Pabrik Pengolahan Kedelai di Bontang, Dianggap Ilegal dan Gunakan Air tak Layak Konsumsi
Selain itu, produksi tahu dan tempe mereka juga dinilai kurang higenis karena menggunakan air sungai sebagai bahan baku.
Penulis: Mir | Editor: Mathias Masan Ola
Untuk satu kaleng ia pasarkan sedikit lebih mahal ketimbang pengusaha lainya seharga Rp 85 ribu atau selisih Rp 10 ribu dari pengusaha lainnya.

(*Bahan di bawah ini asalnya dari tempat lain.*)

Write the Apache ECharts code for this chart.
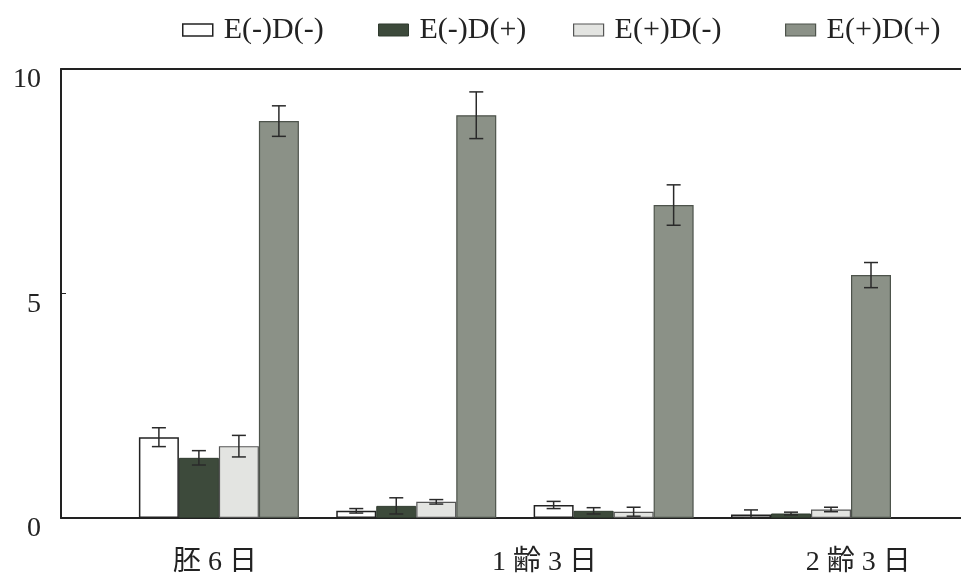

Ternyata air sungai yang digunakan pabrik pengolahan kedelai di Kota Bontang ternyata tak layak konsumsi. Ini dikatakan Dinas Lingkungan Hidup (DLH) Kota Bontang. Mereka memastikan kualitas air dari sungai Bontang tak layak untuk untuk dikosumsi termasuk untuk bahan baku pengolahan kedelai.
Penegasan ini sesuai yang termaktub dalam Perda Provinsi Kaltim Nomor 2/2011 Tentang Pengelolaan Kualitas Air dan Pengendaliam Pencemaran Air.
Mengacu dari aturan tersebut, baku mutu dan kualitas air di Sungai Bontang masuk dalam kategori kelas 2 yang peruntukkannya bukan untuk konsumsi.
Kepala Bidang Peningkatan Kapasitan dan Penegakam Hukum Lingkungan, DLH Bontang Anwar Sadat mengatakan kualitas air sungai di Bontang tidak dapat digunakan sebagai bahan baku air minum.
Namun, seperti diatur di dalam Perda itu menyebutkan air sungai dapat dimanfaatkan untuk keperluan peternakan, pertanaman serta budidaya ikan tawar serta rekreasi air.
Hasil uji laboratorium per April lalu kualitas air masih di bawah ambang batas pencemaran. Parameter kualitas air tak menunjukkan indikasi kandungan yang melebihi batas sewajarnya.
“Jadi kelas air dan baku mutu terdiri dari 4 kelas. Hanya untuk kelas pertama saja bisa digunakan untuk bahan baku air minum,” ujar Anwar kepada tribun saat dikonfirmasi di kantornya, Senin (1/7/2019).
Lebih lanjut, Anwar menambahkan sungai di Kota Bontang belum masuk kategori layak konsumsi lantaran debit air yang dianggap minim.
Salah satu indikator sungai jadi bahan baku air apabila debit sungai tersebut mampu untuk dikelola sebagai air baku untuk air minum.
“Tapi debit air kita kan kecil, tidak cukup. Jadi indikatornya belum bisa masuk dalam kelas pertama,” ujarnya.
Disinggung, terkait praktik sejumlah pabrik olahan kedelai menggunakan air sungai sebagai bahan baku. Anwar mengatakan,
otoritas untuk menjawab hal tersebut menjadi ranah dinas yanh membidangi (Dinas Kesehatan). “Kami mengurusi tata lingkungan, untuk produknya bisa langsung ke dinas terkait,” ujarnya.
Ternyata bukan hanya persoalan bahan baku yang digunakan dari air sungai yang tak layak konsumsi, ternyata keberadaan pabrik pengolahan kedelai ini juga masih illegal karena belum mengantongi izin dari dinas terkait.
Dinas Koperasi, Perdagangan dan UMKM (Diskopdag-UMKM) sampai sekarang belum ada produsen tahu dan tempe di Bontang yang telah mendapat rekomendasi izin usaha.